> _Exercise_
From the line with "Generate a Python" to the line with "dict(legend_common, x=lx) for", both included, repeat each line exactly and leave out the pictures.

> _Material provided_
+ + + + + + +

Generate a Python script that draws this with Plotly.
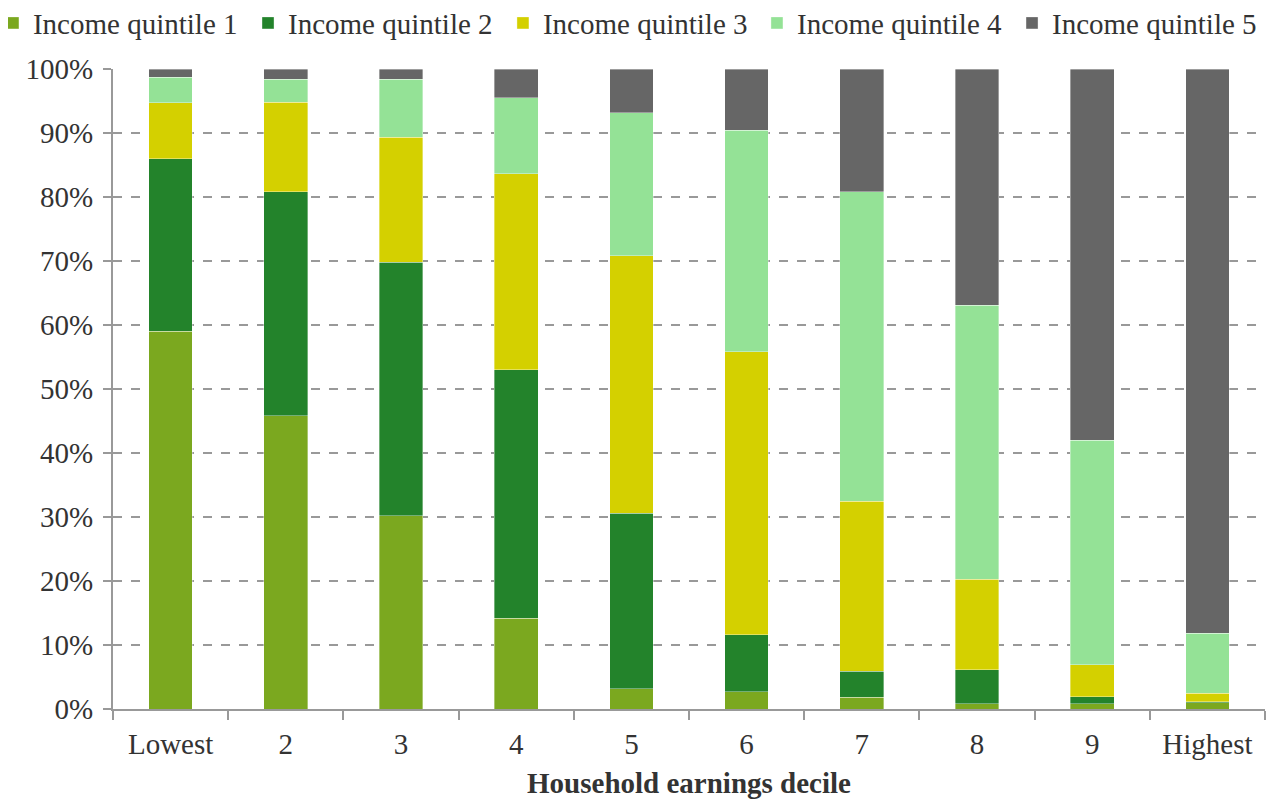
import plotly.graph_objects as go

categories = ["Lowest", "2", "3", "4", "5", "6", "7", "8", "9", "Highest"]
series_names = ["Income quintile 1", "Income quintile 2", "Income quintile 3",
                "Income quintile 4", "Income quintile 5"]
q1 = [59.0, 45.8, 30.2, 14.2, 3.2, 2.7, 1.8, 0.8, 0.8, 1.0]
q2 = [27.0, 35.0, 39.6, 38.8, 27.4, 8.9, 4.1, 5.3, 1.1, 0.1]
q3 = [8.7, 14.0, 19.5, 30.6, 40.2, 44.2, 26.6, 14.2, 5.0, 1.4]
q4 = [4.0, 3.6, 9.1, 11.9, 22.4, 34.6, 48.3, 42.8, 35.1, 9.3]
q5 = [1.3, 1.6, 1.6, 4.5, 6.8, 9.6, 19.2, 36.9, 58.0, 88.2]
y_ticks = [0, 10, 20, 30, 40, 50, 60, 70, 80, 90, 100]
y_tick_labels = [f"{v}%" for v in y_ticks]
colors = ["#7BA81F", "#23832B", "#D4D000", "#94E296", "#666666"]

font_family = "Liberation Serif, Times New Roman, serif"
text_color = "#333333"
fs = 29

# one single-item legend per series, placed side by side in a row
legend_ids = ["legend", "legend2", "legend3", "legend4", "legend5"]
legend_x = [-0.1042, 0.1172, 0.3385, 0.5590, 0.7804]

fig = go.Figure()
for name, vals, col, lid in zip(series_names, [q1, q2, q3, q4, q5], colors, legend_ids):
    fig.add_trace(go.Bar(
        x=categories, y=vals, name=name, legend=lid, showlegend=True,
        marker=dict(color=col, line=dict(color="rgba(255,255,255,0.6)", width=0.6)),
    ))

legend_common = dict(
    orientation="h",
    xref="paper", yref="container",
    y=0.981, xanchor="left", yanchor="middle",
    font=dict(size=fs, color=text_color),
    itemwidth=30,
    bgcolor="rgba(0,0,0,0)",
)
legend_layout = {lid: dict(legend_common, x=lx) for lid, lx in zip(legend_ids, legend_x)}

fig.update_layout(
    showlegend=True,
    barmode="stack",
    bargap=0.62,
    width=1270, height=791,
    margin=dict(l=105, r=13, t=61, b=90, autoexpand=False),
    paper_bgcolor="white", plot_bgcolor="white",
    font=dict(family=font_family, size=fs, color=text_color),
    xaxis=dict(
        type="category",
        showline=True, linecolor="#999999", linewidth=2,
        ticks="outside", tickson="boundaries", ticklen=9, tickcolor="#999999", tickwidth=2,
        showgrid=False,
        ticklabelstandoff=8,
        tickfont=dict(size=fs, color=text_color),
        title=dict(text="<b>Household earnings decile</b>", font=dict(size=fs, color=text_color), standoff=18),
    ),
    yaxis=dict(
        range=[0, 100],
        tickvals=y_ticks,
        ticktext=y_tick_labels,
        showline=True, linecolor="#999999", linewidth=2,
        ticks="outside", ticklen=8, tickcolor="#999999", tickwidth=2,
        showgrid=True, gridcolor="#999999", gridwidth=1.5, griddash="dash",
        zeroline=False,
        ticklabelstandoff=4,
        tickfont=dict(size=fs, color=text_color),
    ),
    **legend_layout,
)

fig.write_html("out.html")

+ + + + + + +

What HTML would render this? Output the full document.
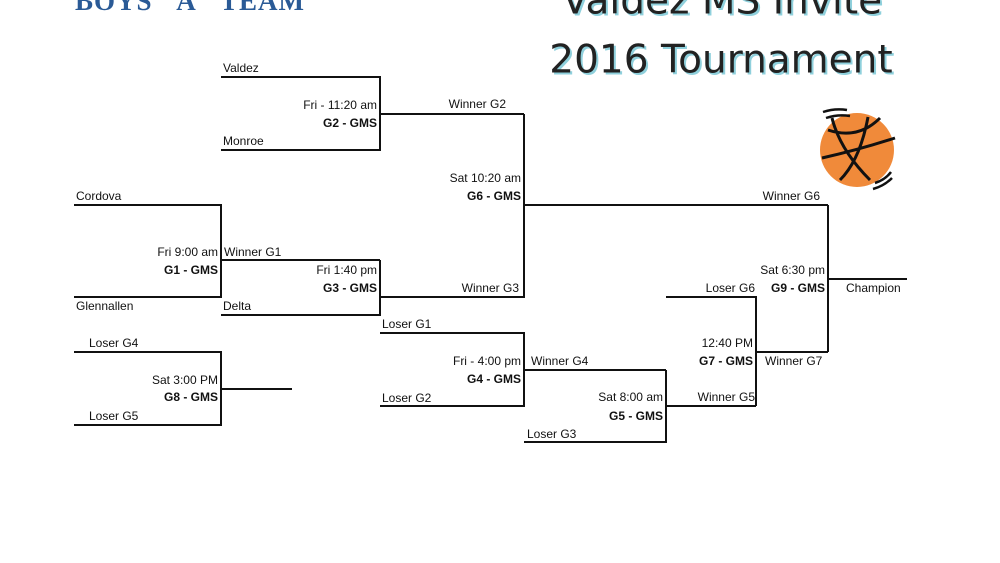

+ + + + + + +

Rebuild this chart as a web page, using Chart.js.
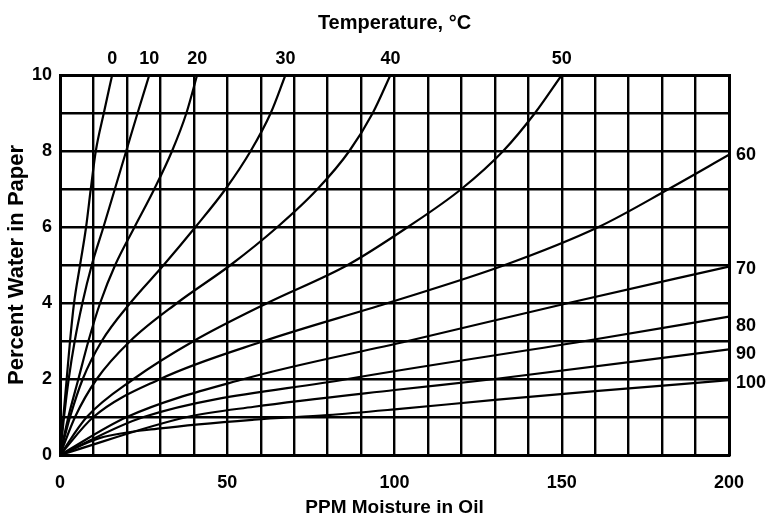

+ + + + + + +

> _Answer to this exercise_
Generate a Python script that draws this with Plotly.
import plotly.graph_objects as go

categories = ["Lowest", "2", "3", "4", "5", "6", "7", "8", "9", "Highest"]
series_names = ["Income quintile 1", "Income quintile 2", "Income quintile 3",
                "Income quintile 4", "Income quintile 5"]
q1 = [59.0, 45.8, 30.2, 14.2, 3.2, 2.7, 1.8, 0.8, 0.8, 1.0]
q2 = [27.0, 35.0, 39.6, 38.8, 27.4, 8.9, 4.1, 5.3, 1.1, 0.1]
q3 = [8.7, 14.0, 19.5, 30.6, 40.2, 44.2, 26.6, 14.2, 5.0, 1.4]
q4 = [4.0, 3.6, 9.1, 11.9, 22.4, 34.6, 48.3, 42.8, 35.1, 9.3]
q5 = [1.3, 1.6, 1.6, 4.5, 6.8, 9.6, 19.2, 36.9, 58.0, 88.2]
y_ticks = [0, 10, 20, 30, 40, 50, 60, 70, 80, 90, 100]
y_tick_labels = [f"{v}%" for v in y_ticks]
colors = ["#7BA81F", "#23832B", "#D4D000", "#94E296", "#666666"]

font_family = "Liberation Serif, Times New Roman, serif"
text_color = "#333333"
fs = 29

# one single-item legend per series, placed side by side in a row
legend_ids = ["legend", "legend2", "legend3", "legend4", "legend5"]
legend_x = [-0.1042, 0.1172, 0.3385, 0.5590, 0.7804]

fig = go.Figure()
for name, vals, col, lid in zip(series_names, [q1, q2, q3, q4, q5], colors, legend_ids):
    fig.add_trace(go.Bar(
        x=categories, y=vals, name=name, legend=lid, showlegend=True,
        marker=dict(color=col, line=dict(color="rgba(255,255,255,0.6)", width=0.6)),
    ))

legend_common = dict(
    orientation="h",
    xref="paper", yref="container",
    y=0.981, xanchor="left", yanchor="middle",
    font=dict(size=fs, color=text_color),
    itemwidth=30,
    bgcolor="rgba(0,0,0,0)",
)
legend_layout = {lid: dict(legend_common, x=lx) for lid, lx in zip(legend_ids, legend_x)}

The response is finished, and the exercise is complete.